Start of TASK INPUTS

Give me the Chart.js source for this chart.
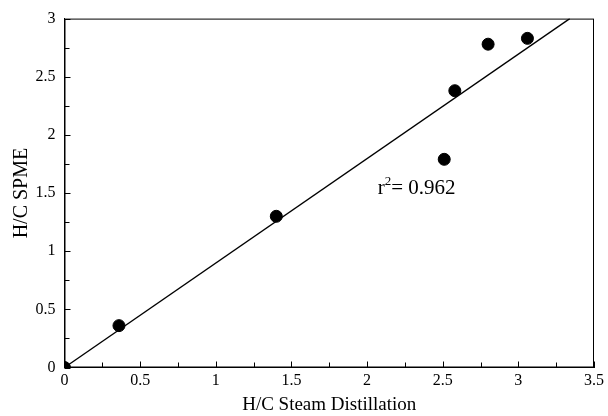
<!DOCTYPE html>
<html><head><meta charset="utf-8">
<script src="https://cdn.jsdelivr.net/npm/chart.js@4/dist/chart.umd.min.js"></script>
<style>html,body{margin:0;padding:0;background:#fff}#wrap{width:608px;height:416px}</style>
</head><body><div id="wrap"><canvas id="c" width="608" height="416"></canvas></div>
<script>
const steamX = [0, 0.36, 1.40, 2.51, 2.58, 2.80, 3.06];
const spmeY = [0, 0.36, 1.30, 1.79, 2.38, 2.78, 2.83];
const fitX = [0, 3.34];
const fitY = [0, 3.0];
const xTicks = [0, 0.5, 1, 1.5, 2, 2.5, 3, 3.5];
const yTicks = [0, 0.5, 1, 1.5, 2, 2.5, 3];
const annotationBase = "r";
const annotationSup = "2";
const annotationRest = "= 0.962";
const annotationPos = [2.07, 1.49];

const serif = "'Liberation Serif', 'Times New Roman', serif";

const frameTicks = {
  id: 'frameTicks',
  afterDraw(chart) {
    const ctx = chart.ctx, a = chart.chartArea;
    const xs = chart.scales.x, ys = chart.scales.y;
    ctx.save();
    ctx.strokeStyle = '#000'; ctx.lineWidth = 1;
    ctx.strokeRect(a.left + 0.5, a.top + 0.5, a.right - a.left - 1, a.bottom - a.top - 1);
    ctx.beginPath();
    for (let v = 0; v <= xs.max + 1e-9; v += 0.25) {
      const p = Math.round(xs.getPixelForValue(v)) + 0.5;
      const len = (Math.abs(v * 2 - Math.round(v * 2)) < 1e-6) ? 6 : 5;
      ctx.moveTo(p, a.bottom); ctx.lineTo(p, a.bottom - len);
    }
    for (let v = 0; v <= ys.max + 1e-9; v += 0.25) {
      const p = Math.round(ys.getPixelForValue(v)) + 0.5;
      const len = (Math.abs(v * 2 - Math.round(v * 2)) < 1e-6) ? 6 : 5;
      ctx.moveTo(a.left, p); ctx.lineTo(a.left + len, p);
    }
    ctx.stroke();
    ctx.fillStyle = '#000';
    ctx.textBaseline = 'alphabetic';
    let px = xs.getPixelForValue(annotationPos[0]);
    const py = ys.getPixelForValue(annotationPos[1]);
    ctx.font = "21px " + serif;
    ctx.fillText(annotationBase, px, py);
    px += ctx.measureText(annotationBase).width;
    ctx.font = "13px " + serif;
    ctx.fillText(annotationSup, px, py - 9);
    px += ctx.measureText(annotationSup).width;
    ctx.font = "21px " + serif;
    ctx.fillText(annotationRest, px, py);
    ctx.restore();
  }
};

new Chart(document.getElementById('c'), {
  type: 'scatter',
  data: {
    datasets: [
      {
        data: steamX.map((x, i) => ({x: x, y: spmeY[i]})),
        backgroundColor: '#000', borderColor: '#000',
        pointRadius: 6, pointHoverRadius: 6, clip: 0
      },
      {
        type: 'line',
        data: fitX.map((x, i) => ({x: x, y: fitY[i]})),
        borderColor: '#000', borderWidth: 1.3, pointRadius: 0, fill: false, clip: 0
      }
    ]
  },
  options: {
    responsive: false, animation: false,
    layout: {padding: {left: 0, right: 11, top: 17, bottom: 0}},
    plugins: {legend: {display: false}, tooltip: {enabled: false}},
    scales: {
      x: {
        type: 'linear', min: 0, max: 3.5,
        afterBuildTicks(s) { s.ticks = xTicks.map(v => ({value: v})); },
        afterFit(s) { s.height = 48.5; },
        grid: {display: false, drawTicks: false},
        border: {display: true, color: '#000', width: 1},
        ticks: {color: '#000', font: {family: serif, size: 16}, padding: 4,
          callback: v => String(v)},
        title: {display: true, text: 'H/C Steam Distillation', color: '#000',
          font: {family: serif, size: 19}, padding: {top: 0, bottom: 0}}
      },
      y: {
        type: 'linear', min: 0, max: 3,
        afterBuildTicks(s) { s.ticks = yTicks.map(v => ({value: v})); },
        afterFit(s) { s.width = 64.5; },
        grid: {display: false, drawTicks: false},
        border: {display: true, color: '#000', width: 1},
        ticks: {color: '#000', font: {family: serif, size: 16}, padding: 9,
          callback: v => String(v)},
        title: {display: true, text: 'H/C SPME', color: '#000',
          font: {family: serif, size: 20}, padding: {top: 10, bottom: 0}}
      }
    }
  },
  plugins: [frameTicks]
});
</script></body></html>
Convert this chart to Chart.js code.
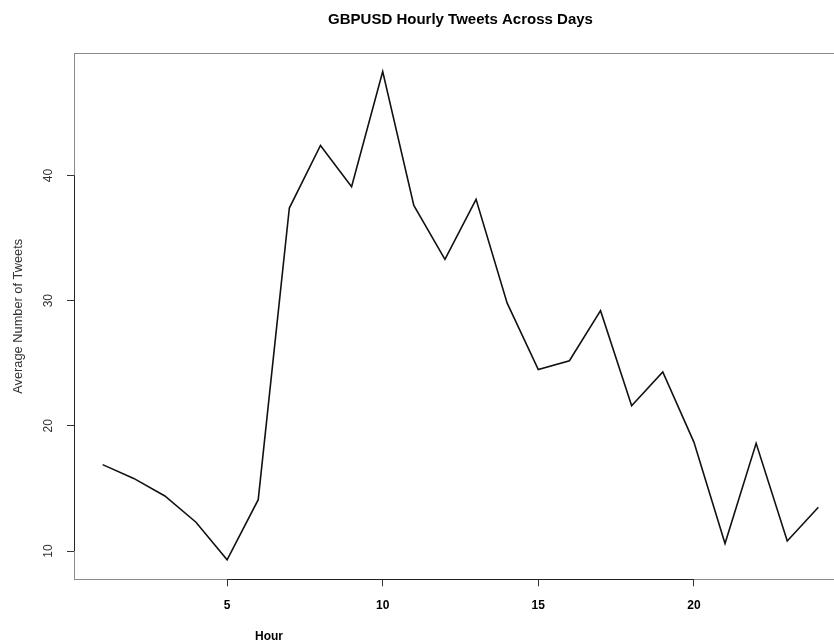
<!DOCTYPE html>
<html>
<head>
<meta charset="utf-8">
<script src="https://cdn.jsdelivr.net/npm/chart.js@4.4.1/dist/chart.umd.min.js"></script>
<style>
  html, body { margin: 0; padding: 0; overflow: hidden; background: #fff; }
  #wrap { width: 834px; height: 644px; overflow: hidden; }
</style>
</head>
<body>
<div id="wrap"><canvas id="hourly" width="847" height="644"></canvas></div>
<script>
// hour of day and average tweet count
const hours = [1, 2, 3, 4, 5, 6, 7, 8, 9, 10, 11, 12, 13, 14, 15, 16, 17, 18, 19, 20, 21, 22, 23, 24];
const avgTweets = [16.9, 15.8, 14.4, 12.3, 9.3, 14.1, 37.4, 42.4, 39.1, 48.3, 37.6, 33.3,
                   38.1, 29.8, 24.5, 25.2, 29.2, 21.6, 24.3, 18.7, 10.6, 18.6, 10.8, 13.5];
const xTicks = [5, 10, 15, 20];
const yTicks = [10, 20, 30, 40];

Chart.defaults.font.family = "'Liberation Sans', Arial, sans-serif";
Chart.defaults.color = '#222';

// R style box around the plot, darker axis between first and last tick
const rBox = {
  id: 'rBox',
  afterDraw(chart) {
    const { ctx, chartArea: a, scales: { x, y } } = chart;
    const l = Math.round(a.left) + 0.5, t = Math.round(a.top) + 0.5;
    const b = Math.round(a.bottom) + 0.5, r = Math.round(a.right) + 0.5;
    ctx.save();
    ctx.lineWidth = 1;
    ctx.strokeStyle = '#8a8a8a';
    ctx.strokeRect(l, t, r - l, b - t);
    ctx.strokeStyle = '#222';
    ctx.beginPath();
    ctx.moveTo(l, y.getPixelForValue(yTicks[0]));
    ctx.lineTo(l, y.getPixelForValue(yTicks[yTicks.length - 1]));
    ctx.moveTo(x.getPixelForValue(xTicks[0]), b);
    ctx.lineTo(x.getPixelForValue(xTicks[xTicks.length - 1]), b);
    ctx.stroke();
    // x axis label sits left of centre in the original
    ctx.fillStyle = '#000';
    ctx.font = "bold 12px 'Liberation Sans', Arial, sans-serif";
    ctx.textBaseline = 'middle';
    ctx.textAlign = 'left';
    ctx.fillText('Hour', a.left + 181, a.bottom + 57);
    ctx.restore();
  }
};

new Chart(document.getElementById('hourly'), {
  type: 'line',
  data: {
    datasets: [{
      label: 'Average Number of Tweets',
      data: hours.map((h, i) => ({ x: h, y: avgTweets[i] })),
      borderColor: '#111',
      borderWidth: 1.6,
      pointRadius: 0,
      tension: 0,
      fill: false
    }]
  },
  options: {
    responsive: false,
    animation: false,
    layout: { padding: 0 },
    plugins: {
      legend: { display: false },
      tooltip: { enabled: false },
      title: {
        display: true,
        fullSize: false,
        text: 'GBPUSD Hourly Tweets Across Days',
        color: '#000',
        font: { size: 15, weight: 'bold' },
        padding: { top: 11, bottom: 24.3 }
      }
    },
    scales: {
      x: {
        type: 'linear',
        min: 0.08,
        max: 24.92,
        afterBuildTicks: (s) => { s.ticks = xTicks.map(v => ({ value: v })); },
        afterFit: (s) => { s.height = 64.7; },
        border: { display: false },
        grid: { drawOnChartArea: false, drawTicks: true, tickLength: 7, tickColor: '#333' },
        ticks: {
          color: '#000',
          font: { size: 12, weight: 'bold' },
          padding: 12,
          maxRotation: 0,
          autoSkip: false
        }
      },
      y: {
        type: 'linear',
        min: 7.74,
        max: 49.76,
        afterBuildTicks: (s) => { s.ticks = yTicks.map(v => ({ value: v })); },
        afterFit: (s) => { s.width = 74; },
        border: { display: false },
        grid: { drawOnChartArea: false, drawTicks: true, tickLength: 7, tickColor: '#333' },
        ticks: {
          color: '#333',
          font: { size: 12 },
          minRotation: 90,
          maxRotation: 90,
          crossAlign: 'center',
          padding: 11.5,
          autoSkip: false
        },
        title: {
          display: true,
          text: 'Average Number of Tweets',
          color: '#333',
          font: { size: 12.8 },
          padding: { top: 10.3, bottom: 0 }
        }
      }
    }
  },
  plugins: [rBox]
});
</script>
</body>
</html>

End of TASK INPUTS

The images in the entries above should be left out; please reproduce exactly the lines from the first through the one containing "Serif', 'Times New".

* **EXERCISE ANSWER**
Give me the Chart.js source for this chart.
<!DOCTYPE html>
<html><head><meta charset="utf-8">
<script src="https://cdn.jsdelivr.net/npm/chart.js@4/dist/chart.umd.min.js"></script>
<style>html,body{margin:0;padding:0;background:#fff}#wrap{width:608px;height:416px}</style>
</head><body><div id="wrap"><canvas id="c" width="608" height="416"></canvas></div>
<script>
const steamX = [0, 0.36, 1.40, 2.51, 2.58, 2.80, 3.06];
const spmeY = [0, 0.36, 1.30, 1.79, 2.38, 2.78, 2.83];
const fitX = [0, 3.34];
const fitY = [0, 3.0];
const xTicks = [0, 0.5, 1, 1.5, 2, 2.5, 3, 3.5];
const yTicks = [0, 0.5, 1, 1.5, 2, 2.5, 3];
const annotationBase = "r";
const annotationSup = "2";
const annotationRest = "= 0.962";
const annotationPos = [2.07, 1.49];

const serif = "'Liberation Serif', 'Times New Roman', serif";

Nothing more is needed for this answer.